Instructions to follow. Write out the material exactly, without any of its pictures.

Material provided.
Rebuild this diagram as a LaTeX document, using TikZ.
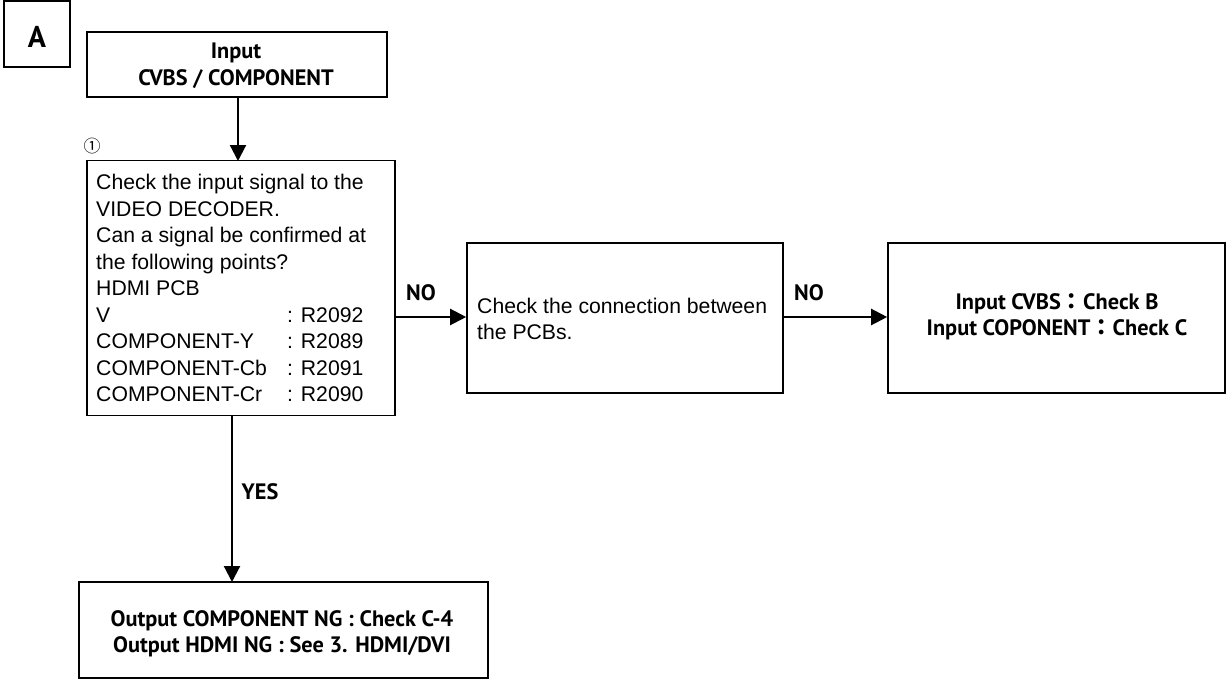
\documentclass[tikz,border=0pt]{standalone}
\usepackage{fontspec}
\setmainfont{Liberation Sans}
\newfontfamily\lblfont{PT Sans}
\newfontfamily\symfont{DejaVu Sans}
\newfontfamily\cjk{Noto Sans CJK JP}
\usetikzlibrary{arrows.meta}
\begin{document}
\begin{tikzpicture}[x=1pt,y=-1pt,
  box/.style={draw, line width=1.6pt, inner sep=0pt},
  lbl/.style={font=\lblfont\bfseries\fontsize{22.3}{26.5}\selectfont, align=center, inner sep=0pt},
  body/.style={font=\fontsize{21.2}{26.5}\selectfont, align=left, inner sep=0pt},
  conn/.style={line width=2.2pt, -{Triangle[length=16pt,width=16pt]}},
  plain/.style={line width=2.2pt}]
\useasboundingbox (0,0) rectangle (1227,680);

% A tag
\node[box, minimum width=66pt, minimum height=66pt] (tagA) at (37,34) {};
\node[lbl, font=\lblfont\bfseries\fontsize{30}{34}\selectfont] (tagAt) at (37,37) {A};

% Input box
\node[box, minimum width=300pt, minimum height=65pt] (inp) at (237,64.5) {};
\node[lbl] (inpt) at (236,66) {Input\\CVBS / COMPONENT};

% Check box
\node[box, minimum width=308pt, minimum height=255pt] (chk) at (241,288) {};
\node[font=\cjk\fontsize{17}{17}\selectfont, inner sep=0pt] (num) at (92,146) {①};
\node[body, anchor=north west] (chkt) at (96,174) {Check the input signal to the\\
VIDEO DECODER.\\
Can a signal be confirmed at\\
the following points?\\
HDMI PCB\\
\makebox[191pt][l]{V}: R2092\\
\makebox[191pt][l]{COMPONENT-Y}: R2089\\
\makebox[191pt][l]{COMPONENT-Cb}: R2091\\
\makebox[191pt][l]{COMPONENT-Cr}: R2090};

% Box 2
\node[box, minimum width=316pt, minimum height=150pt] (conb) at (625,318) {};
\node[body, anchor=north west] (conbt) at (477,297.5) {Check the connection between\\the PCBs.};

% Box 3
\node[box, minimum width=337pt, minimum height=150pt] (res) at (1056.5,318) {};
\node[lbl] (rest) at (1057,317) {Input CVBS{\cjk ：}Check B\\Input COPONENT{\cjk ：}Check C};

% Box 4
\node[box, minimum width=409pt, minimum height=96pt] (outb) at (283.5,630) {};
\node[lbl] (outbt) at (282,634) {Output COMPONENT NG : Check C-4\\Output HDMI NG : See 3. HDMI/DVI};

% Connectors
\coordinate (c1) at (238,97);
\coordinate (c2) at (238,161);
\draw[conn] (c1) -- (c2);

\draw[conn] (chk.east |- 0,317) -- (conb.west |- 0,317);
\node[lbl] (no1) at (421,293) {NO};

\draw[conn] (conb.east |- 0,317) -- (res.west |- 0,317);
\node[lbl] (no2) at (809,293) {NO};

\coordinate (c3) at (232,415);
\coordinate (c4) at (232,582);
\draw[conn] (c3) -- (c4);
\node[lbl] (yes) at (260,492) {YES};
\end{tikzpicture}
\end{document}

Output below.
Rebuild this diagram as a LaTeX document, using TikZ.
\documentclass[tikz,border=0pt]{standalone}
\usepackage{fontspec}
\setmainfont{Liberation Sans}
\newfontfamily\lblfont{PT Sans}
\newfontfamily\symfont{DejaVu Sans}
\newfontfamily\cjk{Noto Sans CJK JP}
\usetikzlibrary{arrows.meta}
\begin{document}
\begin{tikzpicture}[x=1pt,y=-1pt,
  box/.style={draw, line width=1.6pt, inner sep=0pt},
  lbl/.style={font=\lblfont\bfseries\fontsize{22.3}{26.5}\selectfont, align=center, inner sep=0pt},
  body/.style={font=\fontsize{21.2}{26.5}\selectfont, align=left, inner sep=0pt},
  conn/.style={line width=2.2pt, -{Triangle[length=16pt,width=16pt]}},
  plain/.style={line width=2.2pt}]
\useasboundingbox (0,0) rectangle (1227,680);

% A tag
\node[box, minimum width=66pt, minimum height=66pt] (tagA) at (37,34) {};
\node[lbl, font=\lblfont\bfseries\fontsize{30}{34}\selectfont] (tagAt) at (37,37) {A};

% Input box
\node[box, minimum width=300pt, minimum height=65pt] (inp) at (237,64.5) {};
\node[lbl] (inpt) at (236,66) {Input\\CVBS / COMPONENT};

% Check box
\node[box, minimum width=308pt, minimum height=255pt] (chk) at (241,288) {};
\node[font=\cjk\fontsize{17}{17}\selectfont, inner sep=0pt] (num) at (92,146) {①};
\node[body, anchor=north west] (chkt) at (96,174) {Check the input signal to the\\
VIDEO DECODER.\\
Can a signal be confirmed at\\
the following points?\\
HDMI PCB\\
\makebox[191pt][l]{V}: R2092\\
\makebox[191pt][l]{COMPONENT-Y}: R2089\\
\makebox[191pt][l]{COMPONENT-Cb}: R2091\\
\makebox[191pt][l]{COMPONENT-Cr}: R2090};

% Box 2
\node[box, minimum width=316pt, minimum height=150pt] (conb) at (625,318) {};
\node[body, anchor=north west] (conbt) at (477,297.5) {Check the connection between\\the PCBs.};

% Box 3
\node[box, minimum width=337pt, minimum height=150pt] (res) at (1056.5,318) {};
\node[lbl] (rest) at (1057,317) {Input CVBS{\cjk ：}Check B\\Input COPONENT{\cjk ：}Check C};

% Box 4
\node[box, minimum width=409pt, minimum height=96pt] (outb) at (283.5,630) {};
\node[lbl] (outbt) at (282,634) {Output COMPONENT NG : Check C-4\\Output HDMI NG : See 3. HDMI/DVI};

% Connectors
\coordinate (c1) at (238,97);
\coordinate (c2) at (238,161);
\draw[conn] (c1) -- (c2);

\draw[conn] (chk.east |- 0,317) -- (conb.west |- 0,317);
\node[lbl] (no1) at (421,293) {NO};

\draw[conn] (conb.east |- 0,317) -- (res.west |- 0,317);
\node[lbl] (no2) at (809,293) {NO};

\coordinate (c3) at (232,415);
\coordinate (c4) at (232,582);
\draw[conn] (c3) -- (c4);
\node[lbl] (yes) at (260,492) {YES};
\end{tikzpicture}
\end{document}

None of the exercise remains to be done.